Sumber: Reuters | Editor: Yudho Winarto
KONTAN.CO.ID – BEIJING. Pengeluaran wisatawan China selama libur Hari Buruh (May Day) naik 8% secara tahunan menjadi 180,27 miliar yuan (setara US$ 24,92 miliar). Meski meningkat, angka ini masih belum kembali ke level sebelum pandemi.
Libur May Day, salah satu yang terpanjang di China, dipantau ketat sebagai indikator kepercayaan konsumen di negara dengan ekonomi terbesar kedua di dunia ini.
Kementerian Pariwisata China mencatat ada 314 juta perjalanan domestik sepanjang libur lima hari tersebut, naik 6,5% dari tahun sebelumnya.
Transaksi menggunakan aplikasi pembayaran populer Weixin Pay juga melonjak lebih dari 10%, dengan kenaikan mencolok di sektor restoran.
Baca Juga: Yuan China Tembus Level Tertinggi 1,5 Bulan, Investor Tinggalkan Dolar AS
Namun, pengeluaran rata-rata per orang selama liburan hanya naik 1,5% menjadi 574,1 yuan, masih di bawah level 2019 yang mencapai 603,4 yuan.
Penjualan tiket bioskop anjlok, hanya mencetak pendapatan 747 juta yuan—hanya separuh dari pendapatan tahun lalu.
Selain itu, 10,9 juta orang tercatat keluar-masuk wilayah China selama periode libur, meningkat 28,7% dibanding 2024.
Dari jumlah tersebut, 1,1 juta adalah warga asing, naik tajam 43,1%, menurut Xinhua.

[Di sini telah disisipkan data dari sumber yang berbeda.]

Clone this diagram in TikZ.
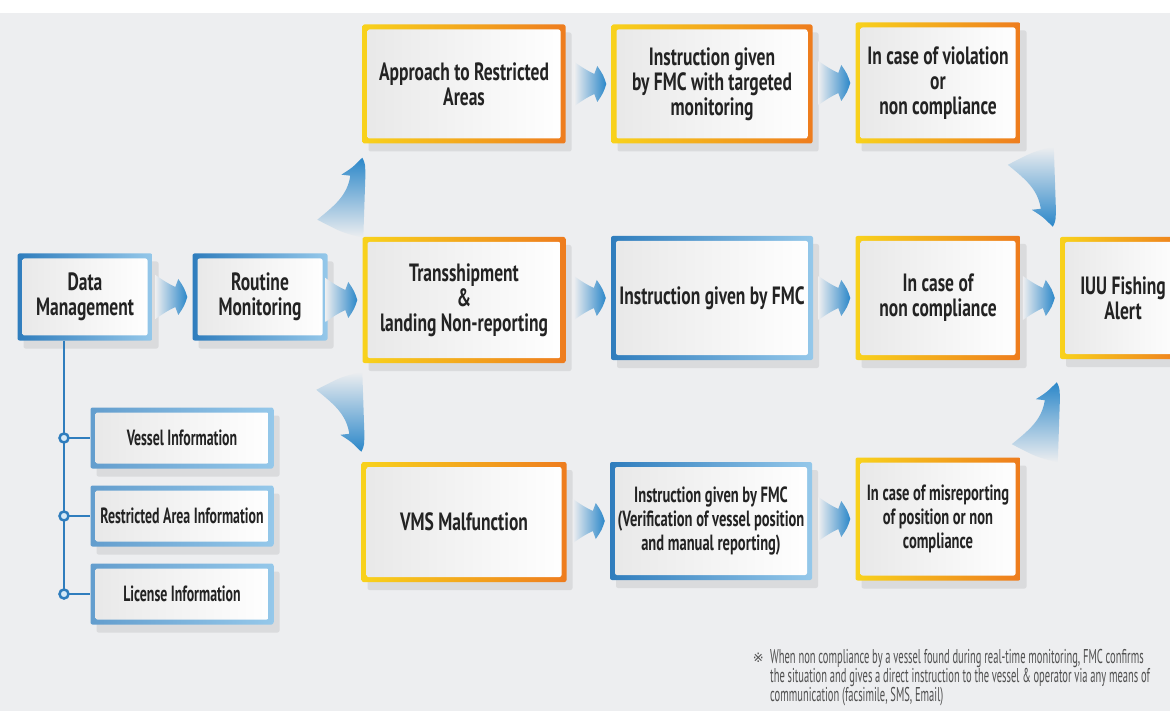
\documentclass[tikz,border=0pt]{standalone}
\usepackage{fontspec}
\setmainfont{PT Sans}[FakeStretch=0.70]
\newfontfamily\smallfont{PT Sans}[FakeStretch=0.66]
\newfontfamily\infofont{PT Sans}[FakeStretch=0.63]
\newfontfamily\notefont{PT Sans}[FakeStretch=0.525]
\newfontfamily\markfont{DejaVu Sans}
\usepackage{tikz}
\usetikzlibrary{arrows.meta, calc, shadows}

\definecolor{bggray}{HTML}{EDEEF0}
\definecolor{arrowblue}{HTML}{2B87C9}
\definecolor{frameblue}{HTML}{2F7DBD}
\definecolor{framesky}{HTML}{95C8EA}
\definecolor{frameyellow}{HTML}{F8D21C}
\definecolor{frameorange}{HTML}{EE7C1E}
\definecolor{inkgray}{HTML}{232323}
\definecolor{notegray}{HTML}{505050}

\begin{document}
\begin{tikzpicture}[
            x=1pt, y=-1pt,
            >=Stealth,
            box/.style={
                rectangle,
                rounded corners=2pt,
                inner sep=0pt,
                align=center,
                text=inkgray,
                font=\bfseries\fontsize{25}{25}\selectfont,
                drop shadow={shadow xshift=6pt, shadow yshift=-8pt, opacity=0.08, fill=black},
                path picture={
                    \shade[left color=gray!18, right color=white]
                        ([xshift=5pt, yshift=-5pt]path picture bounding box.north west) rectangle
                        ([xshift=-5pt, yshift=5pt]path picture bounding box.south east);
                }
            },
            bluebox/.style={box, left color=frameblue, right color=framesky},
            warmbox/.style={box, left color=frameyellow, right color=frameorange},
            infobox/.style={box, left color=frameblue!75, right color=framesky,
                minimum width=183pt, minimum height=61pt,
                font=\infofont\bfseries\fontsize{22}{24}\selectfont},
            smalltext/.style={font=\smallfont\bfseries\fontsize{22}{24}\selectfont},
            treeline/.style={draw=frameblue, line width=2.5pt},
            knob/.style={draw=frameblue, fill=framesky!40, line width=2.5pt},
            chevron/.pic={
                \shade[left color=bggray, right color=arrowblue]
                    (0,0) .. controls (-3,-9) .. (-9,-18) -- (-12,-10)
                    .. controls (-20,-14) .. (-32,-22) -- (-32,22)
                    .. controls (-20,14) .. (-12,10) -- (-9,18)
                    .. controls (-3,9) .. (0,0) -- cycle;
            },
            rise/.pic={
                \shade[top color=arrowblue, bottom color=bggray]
                    (0,0) .. controls (3,6) .. (3,20) -- (1,80)
                    .. controls (-20,75) .. (-45,62)
                    .. controls (-28,48) and (-15,38) .. (-12,18)
                    -- (-21,17) .. controls (-10,10) .. (0,0) -- cycle;
            },
            drop/.pic={
                \shade[top color=bggray, bottom color=arrowblue]
                    (0,0) .. controls (3,-6) .. (3,-20) -- (1,-80)
                    .. controls (-20,-75) .. (-45,-62)
                    .. controls (-28,-48) and (-15,-38) .. (-12,-18)
                    -- (-21,-17) .. controls (-10,-10) .. (0,0) -- cycle;
            }
        ]
            \clip (0,0) rectangle (1170,711);
            % Fundo
            \fill[white] (0,0) rectangle (1170,13);
            \fill[bggray] (0,13) rectangle (1170,711);

            % Coluna da esquerda
            \node [bluebox, minimum width=135pt, minimum height=87pt] (datamgmt) at (85,297) {Data\\Management};
            \node [bluebox, minimum width=135pt, minimum height=87pt] (routine) at (260,297) {Routine\\Monitoring};

            % Informacoes de base
            \node [infobox] (vessel) at (182,438) {Vessel Information};
            \node [infobox] (restricted) at (182,516) {Restricted Area Information};
            \node [infobox] (license) at (182,594) {License Information};

            % Linha de ligacao
            \coordinate (trunk) at ([xshift=-21pt]datamgmt.south);
            \draw [treeline] (trunk) -- (trunk |- license.west);
            \foreach \info in {vessel, restricted, license} {
                \draw [treeline] (trunk |- \info.west) -- (\info.west);
                \draw [knob] (trunk |- \info.west) circle (4.5pt);
            }

            % Linha superior
            \node [warmbox, minimum width=203pt, minimum height=119pt] (approach) at (464,84) {Approach to Restricted\\Areas};
            \node [warmbox, minimum width=201pt, minimum height=119pt] (targeted) at (712,84) {Instruction given\\by FMC with targeted\\monitoring};
            \node [warmbox, minimum width=165pt, minimum height=121pt] (violation) at (938,83) {In case of violation\\or\\non compliance};

            % Linha do meio
            \node [warmbox, minimum width=203pt, minimum height=126pt] (transship) at (464,300) {Transshipment\\\&\\landing Non-reporting};
            \node [bluebox, minimum width=202pt, minimum height=124pt] (fmcmid) at (712,298) {Instruction given by FMC};
            \node [warmbox, minimum width=165pt, minimum height=124pt] (noncomp) at (938,298) {In case of\\non compliance};
            \node [warmbox, minimum width=126pt, minimum height=122pt] (alert) at (1123,298) {IUU Fishing\\Alert};

            % Linha inferior
            \node [warmbox, minimum width=205pt, minimum height=120pt] (vms) at (464,522) {VMS Malfunction};
            \node [bluebox, smalltext, minimum width=202pt, minimum height=118pt] (fmcvms) at (711,521) {Instruction given by FMC\\(Verification of vessel position\\and manual reporting)};
            \node [warmbox, smalltext, minimum width=165pt, minimum height=123pt] (misreport) at (938,519) {In case of misreporting\\of position or non\\compliance};

            % Setas retas
            \pic at ([xshift=-5pt]routine.west) {chevron};
            \pic at ([xshift=-5pt]transship.west) {chevron};
            \pic at ([xshift=-5pt]targeted.west) {chevron};
            \pic at ([xshift=-5pt]violation.west) {chevron};
            \pic at ([xshift=-5pt]fmcmid.west) {chevron};
            \pic at ([xshift=-5pt]noncomp.west) {chevron};
            \pic at ([xshift=-5pt]alert.west) {chevron};
            \pic at ([xshift=-5pt]fmcvms.west) {chevron};
            \pic at ([xshift=-5pt]misreport.west) {chevron};

            % Setas curvas
            \pic at ([yshift=-14pt]approach.south west) {rise};
            \pic at ([yshift=10pt]vms.north west) {drop};
            \pic at ([xshift=-7pt, yshift=10pt]alert.north west) {drop};
            \pic at ([xshift=-3pt, yshift=-23pt]alert.south west) {rise};

            % Observacao
            \node [anchor=north west, align=left, inner sep=0pt, text=notegray,
                font=\notefont\fontsize{20}{19}\selectfont] (remark) at (770,649)
                {When non compliance by a vessel found during real-time monitoring, FMC confirms\\
                 the situation and gives a direct instruction to the vessel \& operator via any means of\\
                 communication (facsimile, SMS, Email)};
            \node [anchor=north east, inner sep=0pt, text=notegray,
                font=\markfont\fontsize{13}{20}\selectfont] (remarkmark) at ([xshift=-6pt, yshift=-4pt]remark.north west) {※};
        \end{tikzpicture}
\end{document}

Baca Juga: Trump Inginkan Kesepakatan Perdagangan yang Adil dengan China
Sektor Jasa Melambat
Tekanan juga datang dari sektor jasa. Aktivitas jasa China tumbuh pada laju paling lambat dalam tujuh bulan terakhir di April, menurut survei Caixin/S&P Global yang dirilis Selasa (6/5).
Indeks PMI jasa turun menjadi 50,7 dari 51,9 pada Maret, mendekati ambang stagnasi di angka 50.
Survei ini mencerminkan tekanan dari ketidakpastian akibat tarif AS, dan menjadi sinyal bahwa dampak perang dagang merembet ke luar sektor manufaktur.
“PMI Caixin menunjukkan bahwa perang dagang makin menekan aktivitas ekonomi, termasuk di sektor jasa,” ujar Zichun Huang, ekonom China di Capital Economics.
Meski begitu, ia menilai pelaku usaha mungkin terlalu melebihkan potensi dampak tarif tersebut.
Baca Juga: Usai Air Product Cabut, PTBA Ungkap Proyek DME Dilirik China
Sektor jasa mempekerjakan sekitar 48% tenaga kerja China dan menyumbang 56,7% terhadap PDB tahun lalu.
Namun, tekanan dari perlambatan manufaktur akibat kebijakan Presiden AS Donald Trump dapat memukul kepercayaan bisnis dan konsumen.
Untuk kedua bulan berturut-turut, perusahaan jasa mengurangi tenaga kerja guna menekan biaya, menyebabkan peningkatan backlog pekerjaan.
Sementara itu, harga jasa dipangkas untuk menarik konsumen, meski biaya input mengalami kenaikan.
Menurut Lynn Song, Kepala Ekonom ING di Hong Kong, dukungan pemerintah terhadap konsumsi jasa masih terbatas.
“Berbeda dengan insentif pembelian barang seperti alat elektronik, dukungan ke sektor jasa belum banyak terlihat,” ujarnya.
Ia menyarankan pemerintah mempertimbangkan pemberian voucher konsumsi jangka pendek dan perbaikan kualitas serta aksesibilitas layanan jasa untuk mendorong permintaan jangka panjang.